━━━━━ Data provided

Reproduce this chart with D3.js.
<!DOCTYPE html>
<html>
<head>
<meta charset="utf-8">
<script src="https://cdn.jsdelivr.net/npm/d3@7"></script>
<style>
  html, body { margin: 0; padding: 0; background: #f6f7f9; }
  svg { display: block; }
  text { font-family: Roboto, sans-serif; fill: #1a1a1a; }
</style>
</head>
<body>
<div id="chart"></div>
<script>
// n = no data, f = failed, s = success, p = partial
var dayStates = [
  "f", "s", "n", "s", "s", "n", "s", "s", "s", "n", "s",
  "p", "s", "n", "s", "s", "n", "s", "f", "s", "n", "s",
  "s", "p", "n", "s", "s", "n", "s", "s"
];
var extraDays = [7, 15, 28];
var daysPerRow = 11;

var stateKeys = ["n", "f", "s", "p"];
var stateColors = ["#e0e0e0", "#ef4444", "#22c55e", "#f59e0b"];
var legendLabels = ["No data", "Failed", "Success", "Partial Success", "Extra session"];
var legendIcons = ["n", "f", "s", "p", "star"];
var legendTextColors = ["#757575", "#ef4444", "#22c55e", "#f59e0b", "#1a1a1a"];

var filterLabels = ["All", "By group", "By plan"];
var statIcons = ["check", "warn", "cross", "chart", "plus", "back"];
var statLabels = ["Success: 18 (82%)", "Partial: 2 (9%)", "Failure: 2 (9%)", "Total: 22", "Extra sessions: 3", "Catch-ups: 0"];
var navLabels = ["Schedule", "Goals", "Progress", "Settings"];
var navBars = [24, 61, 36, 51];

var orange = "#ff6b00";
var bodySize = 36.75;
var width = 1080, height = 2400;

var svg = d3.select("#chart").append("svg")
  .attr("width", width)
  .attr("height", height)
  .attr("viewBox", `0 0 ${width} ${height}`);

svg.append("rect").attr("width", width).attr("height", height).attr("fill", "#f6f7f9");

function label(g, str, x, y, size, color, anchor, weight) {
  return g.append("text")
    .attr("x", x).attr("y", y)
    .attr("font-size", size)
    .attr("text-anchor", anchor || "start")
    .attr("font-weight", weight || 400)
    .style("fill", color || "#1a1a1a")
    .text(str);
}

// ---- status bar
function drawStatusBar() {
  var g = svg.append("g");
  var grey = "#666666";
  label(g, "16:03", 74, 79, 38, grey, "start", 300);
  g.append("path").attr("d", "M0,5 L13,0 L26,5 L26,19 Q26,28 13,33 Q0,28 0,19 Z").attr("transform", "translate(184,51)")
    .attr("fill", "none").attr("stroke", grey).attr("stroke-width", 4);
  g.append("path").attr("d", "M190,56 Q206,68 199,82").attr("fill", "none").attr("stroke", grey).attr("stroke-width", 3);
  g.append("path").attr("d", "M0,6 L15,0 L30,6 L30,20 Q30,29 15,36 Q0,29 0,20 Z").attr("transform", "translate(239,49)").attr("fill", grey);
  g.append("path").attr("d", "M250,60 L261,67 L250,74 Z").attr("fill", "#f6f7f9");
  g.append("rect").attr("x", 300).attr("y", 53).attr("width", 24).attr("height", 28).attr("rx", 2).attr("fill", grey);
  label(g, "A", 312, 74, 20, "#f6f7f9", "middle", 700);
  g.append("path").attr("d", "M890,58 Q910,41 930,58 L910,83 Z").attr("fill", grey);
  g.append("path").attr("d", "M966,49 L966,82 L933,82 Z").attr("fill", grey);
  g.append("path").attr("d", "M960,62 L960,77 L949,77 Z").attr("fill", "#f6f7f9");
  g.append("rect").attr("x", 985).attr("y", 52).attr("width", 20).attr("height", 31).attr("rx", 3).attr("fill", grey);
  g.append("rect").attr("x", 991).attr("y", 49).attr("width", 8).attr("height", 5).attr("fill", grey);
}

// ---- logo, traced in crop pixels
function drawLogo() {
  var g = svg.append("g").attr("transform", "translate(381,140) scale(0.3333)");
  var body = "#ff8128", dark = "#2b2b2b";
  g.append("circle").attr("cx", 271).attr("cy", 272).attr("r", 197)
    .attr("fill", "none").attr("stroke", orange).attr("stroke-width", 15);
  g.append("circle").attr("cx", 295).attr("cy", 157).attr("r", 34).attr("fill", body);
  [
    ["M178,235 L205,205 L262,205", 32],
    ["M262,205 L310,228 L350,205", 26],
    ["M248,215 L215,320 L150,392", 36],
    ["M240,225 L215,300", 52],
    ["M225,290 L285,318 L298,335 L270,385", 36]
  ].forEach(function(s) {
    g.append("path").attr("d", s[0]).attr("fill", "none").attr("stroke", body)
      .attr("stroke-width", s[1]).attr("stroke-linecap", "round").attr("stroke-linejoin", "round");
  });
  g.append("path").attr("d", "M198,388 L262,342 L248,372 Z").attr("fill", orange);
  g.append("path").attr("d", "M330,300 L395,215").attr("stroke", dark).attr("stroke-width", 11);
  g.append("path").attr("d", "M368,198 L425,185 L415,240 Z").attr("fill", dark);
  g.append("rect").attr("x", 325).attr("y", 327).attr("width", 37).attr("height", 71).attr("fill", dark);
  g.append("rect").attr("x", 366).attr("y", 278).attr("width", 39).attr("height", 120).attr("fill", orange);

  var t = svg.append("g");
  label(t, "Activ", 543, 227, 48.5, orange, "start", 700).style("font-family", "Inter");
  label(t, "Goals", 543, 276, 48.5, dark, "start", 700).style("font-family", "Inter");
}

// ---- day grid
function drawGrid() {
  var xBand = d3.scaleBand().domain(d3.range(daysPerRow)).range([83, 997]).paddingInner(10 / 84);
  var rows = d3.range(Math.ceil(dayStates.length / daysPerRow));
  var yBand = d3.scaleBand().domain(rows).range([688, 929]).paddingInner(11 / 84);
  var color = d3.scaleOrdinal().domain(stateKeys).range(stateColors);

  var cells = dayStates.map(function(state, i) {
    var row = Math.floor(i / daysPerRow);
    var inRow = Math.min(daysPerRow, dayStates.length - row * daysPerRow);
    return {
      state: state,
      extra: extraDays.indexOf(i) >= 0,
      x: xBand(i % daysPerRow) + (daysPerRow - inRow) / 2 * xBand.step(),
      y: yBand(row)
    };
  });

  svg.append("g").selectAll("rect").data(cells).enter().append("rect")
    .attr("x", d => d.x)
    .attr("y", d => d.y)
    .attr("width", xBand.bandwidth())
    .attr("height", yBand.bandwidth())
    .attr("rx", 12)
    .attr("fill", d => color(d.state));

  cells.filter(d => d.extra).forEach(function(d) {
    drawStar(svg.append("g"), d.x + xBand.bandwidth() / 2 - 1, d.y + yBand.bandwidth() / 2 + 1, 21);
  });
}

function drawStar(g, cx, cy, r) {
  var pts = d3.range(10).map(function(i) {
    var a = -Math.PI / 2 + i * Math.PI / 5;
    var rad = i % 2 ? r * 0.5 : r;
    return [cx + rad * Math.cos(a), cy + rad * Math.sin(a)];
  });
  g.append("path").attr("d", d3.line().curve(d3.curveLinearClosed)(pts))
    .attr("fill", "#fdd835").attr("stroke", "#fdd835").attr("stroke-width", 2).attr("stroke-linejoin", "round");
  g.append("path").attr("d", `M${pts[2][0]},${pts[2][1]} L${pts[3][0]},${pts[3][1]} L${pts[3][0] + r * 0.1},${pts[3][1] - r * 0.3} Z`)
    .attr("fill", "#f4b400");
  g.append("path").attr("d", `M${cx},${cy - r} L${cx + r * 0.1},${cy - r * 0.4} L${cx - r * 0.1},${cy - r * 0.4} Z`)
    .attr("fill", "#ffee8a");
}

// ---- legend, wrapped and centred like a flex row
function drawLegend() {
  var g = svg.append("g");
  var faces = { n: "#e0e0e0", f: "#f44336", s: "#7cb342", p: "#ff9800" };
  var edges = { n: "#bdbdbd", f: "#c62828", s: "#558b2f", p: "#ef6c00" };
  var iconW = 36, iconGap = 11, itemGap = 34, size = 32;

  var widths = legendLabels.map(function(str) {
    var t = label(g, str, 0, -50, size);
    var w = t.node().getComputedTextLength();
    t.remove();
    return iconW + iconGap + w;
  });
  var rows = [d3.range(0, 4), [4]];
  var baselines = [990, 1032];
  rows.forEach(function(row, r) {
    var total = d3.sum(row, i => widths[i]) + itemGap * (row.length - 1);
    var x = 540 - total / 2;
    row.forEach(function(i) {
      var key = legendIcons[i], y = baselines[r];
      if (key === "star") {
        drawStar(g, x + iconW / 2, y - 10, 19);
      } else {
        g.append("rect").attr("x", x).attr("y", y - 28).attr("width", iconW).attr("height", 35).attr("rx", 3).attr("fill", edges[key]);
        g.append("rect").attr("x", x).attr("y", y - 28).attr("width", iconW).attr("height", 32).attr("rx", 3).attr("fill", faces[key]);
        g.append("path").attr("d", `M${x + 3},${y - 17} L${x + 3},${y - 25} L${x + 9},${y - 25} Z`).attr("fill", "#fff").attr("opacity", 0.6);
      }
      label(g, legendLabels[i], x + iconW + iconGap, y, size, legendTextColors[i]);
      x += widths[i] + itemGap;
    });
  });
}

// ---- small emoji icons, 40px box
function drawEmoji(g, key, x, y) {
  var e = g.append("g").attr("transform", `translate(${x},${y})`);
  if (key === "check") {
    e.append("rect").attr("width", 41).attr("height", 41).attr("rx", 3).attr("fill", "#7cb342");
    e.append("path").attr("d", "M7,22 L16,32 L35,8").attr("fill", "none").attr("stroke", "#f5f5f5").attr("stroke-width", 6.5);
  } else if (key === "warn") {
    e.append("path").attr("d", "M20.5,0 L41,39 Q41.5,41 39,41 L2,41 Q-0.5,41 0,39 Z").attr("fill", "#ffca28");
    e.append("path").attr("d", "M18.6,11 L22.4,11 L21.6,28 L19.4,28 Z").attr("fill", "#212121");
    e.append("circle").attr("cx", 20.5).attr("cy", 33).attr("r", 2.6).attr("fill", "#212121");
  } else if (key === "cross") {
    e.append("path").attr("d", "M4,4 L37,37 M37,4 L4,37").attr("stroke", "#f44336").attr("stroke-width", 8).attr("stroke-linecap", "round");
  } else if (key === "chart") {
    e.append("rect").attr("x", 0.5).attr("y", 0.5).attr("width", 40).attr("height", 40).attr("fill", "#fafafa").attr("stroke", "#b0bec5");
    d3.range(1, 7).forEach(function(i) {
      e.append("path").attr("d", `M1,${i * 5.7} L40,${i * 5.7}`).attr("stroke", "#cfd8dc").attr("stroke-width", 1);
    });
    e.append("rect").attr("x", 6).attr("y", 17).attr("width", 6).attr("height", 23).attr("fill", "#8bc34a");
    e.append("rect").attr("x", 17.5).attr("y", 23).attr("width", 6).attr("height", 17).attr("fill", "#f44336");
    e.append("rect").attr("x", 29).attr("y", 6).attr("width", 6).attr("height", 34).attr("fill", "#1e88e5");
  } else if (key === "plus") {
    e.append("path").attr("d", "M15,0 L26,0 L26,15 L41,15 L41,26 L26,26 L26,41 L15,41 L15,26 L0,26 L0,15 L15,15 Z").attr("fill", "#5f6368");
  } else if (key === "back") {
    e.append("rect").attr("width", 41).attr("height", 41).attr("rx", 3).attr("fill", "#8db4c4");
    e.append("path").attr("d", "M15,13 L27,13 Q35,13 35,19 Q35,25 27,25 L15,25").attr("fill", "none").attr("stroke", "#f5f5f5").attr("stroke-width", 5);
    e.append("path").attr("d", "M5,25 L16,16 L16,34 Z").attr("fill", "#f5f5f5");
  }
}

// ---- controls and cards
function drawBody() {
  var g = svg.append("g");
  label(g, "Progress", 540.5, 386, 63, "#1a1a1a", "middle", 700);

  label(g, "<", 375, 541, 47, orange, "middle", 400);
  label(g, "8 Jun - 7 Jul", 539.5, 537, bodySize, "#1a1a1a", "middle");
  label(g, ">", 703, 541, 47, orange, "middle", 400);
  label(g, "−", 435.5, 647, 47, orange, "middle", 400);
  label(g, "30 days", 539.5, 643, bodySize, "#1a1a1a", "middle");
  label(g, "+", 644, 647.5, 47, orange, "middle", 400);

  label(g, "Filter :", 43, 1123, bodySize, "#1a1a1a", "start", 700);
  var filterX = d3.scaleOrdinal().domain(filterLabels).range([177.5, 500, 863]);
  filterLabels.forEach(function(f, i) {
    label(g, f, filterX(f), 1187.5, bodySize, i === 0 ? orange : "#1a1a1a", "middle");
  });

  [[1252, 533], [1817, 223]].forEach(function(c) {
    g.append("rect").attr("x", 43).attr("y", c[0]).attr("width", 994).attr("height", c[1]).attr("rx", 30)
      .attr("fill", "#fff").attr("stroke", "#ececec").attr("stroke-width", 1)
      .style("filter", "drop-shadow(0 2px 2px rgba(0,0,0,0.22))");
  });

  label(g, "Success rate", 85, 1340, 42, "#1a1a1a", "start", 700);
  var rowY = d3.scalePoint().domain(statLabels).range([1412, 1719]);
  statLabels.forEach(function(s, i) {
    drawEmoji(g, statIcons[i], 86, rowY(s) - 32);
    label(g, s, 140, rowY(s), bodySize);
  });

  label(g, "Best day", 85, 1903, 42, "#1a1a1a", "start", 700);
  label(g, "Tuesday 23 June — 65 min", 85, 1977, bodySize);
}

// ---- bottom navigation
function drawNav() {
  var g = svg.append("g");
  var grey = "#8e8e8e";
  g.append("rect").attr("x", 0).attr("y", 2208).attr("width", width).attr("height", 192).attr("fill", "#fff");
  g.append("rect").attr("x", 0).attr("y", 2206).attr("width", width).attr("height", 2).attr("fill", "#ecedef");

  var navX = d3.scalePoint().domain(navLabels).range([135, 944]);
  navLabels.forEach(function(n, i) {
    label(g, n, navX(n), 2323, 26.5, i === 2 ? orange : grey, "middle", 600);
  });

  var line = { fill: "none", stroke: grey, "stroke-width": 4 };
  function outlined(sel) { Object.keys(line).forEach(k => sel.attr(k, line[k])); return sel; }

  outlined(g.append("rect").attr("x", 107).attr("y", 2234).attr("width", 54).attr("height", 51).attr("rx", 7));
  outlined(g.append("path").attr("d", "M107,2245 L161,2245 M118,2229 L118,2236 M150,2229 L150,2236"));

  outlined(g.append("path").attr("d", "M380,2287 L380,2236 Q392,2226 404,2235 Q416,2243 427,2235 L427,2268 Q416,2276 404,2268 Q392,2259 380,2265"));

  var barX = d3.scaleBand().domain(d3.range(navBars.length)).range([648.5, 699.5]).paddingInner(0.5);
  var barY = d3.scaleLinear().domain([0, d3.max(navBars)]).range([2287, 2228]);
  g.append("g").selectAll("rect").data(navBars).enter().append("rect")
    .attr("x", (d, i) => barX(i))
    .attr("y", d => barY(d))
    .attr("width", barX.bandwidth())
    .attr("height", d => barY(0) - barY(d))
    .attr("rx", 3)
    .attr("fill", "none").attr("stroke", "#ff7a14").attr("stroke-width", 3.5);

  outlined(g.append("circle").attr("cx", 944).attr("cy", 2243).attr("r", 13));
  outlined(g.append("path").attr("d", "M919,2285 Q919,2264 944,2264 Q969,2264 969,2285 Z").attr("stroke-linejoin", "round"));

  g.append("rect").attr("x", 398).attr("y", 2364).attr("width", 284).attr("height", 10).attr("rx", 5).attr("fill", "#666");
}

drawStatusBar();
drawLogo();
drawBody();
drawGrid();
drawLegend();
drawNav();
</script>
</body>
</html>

━━━━━━━━━━

Challenge
Take every line above carrying "chart" and return it.

Output for this exercise
Reproduce this chart with D3.js.
<div id="chart"></div>
var statIcons = ["check", "warn", "cross", "chart", "plus", "back"];
var svg = d3.select("#chart").append("svg")
  } else if (key === "chart") {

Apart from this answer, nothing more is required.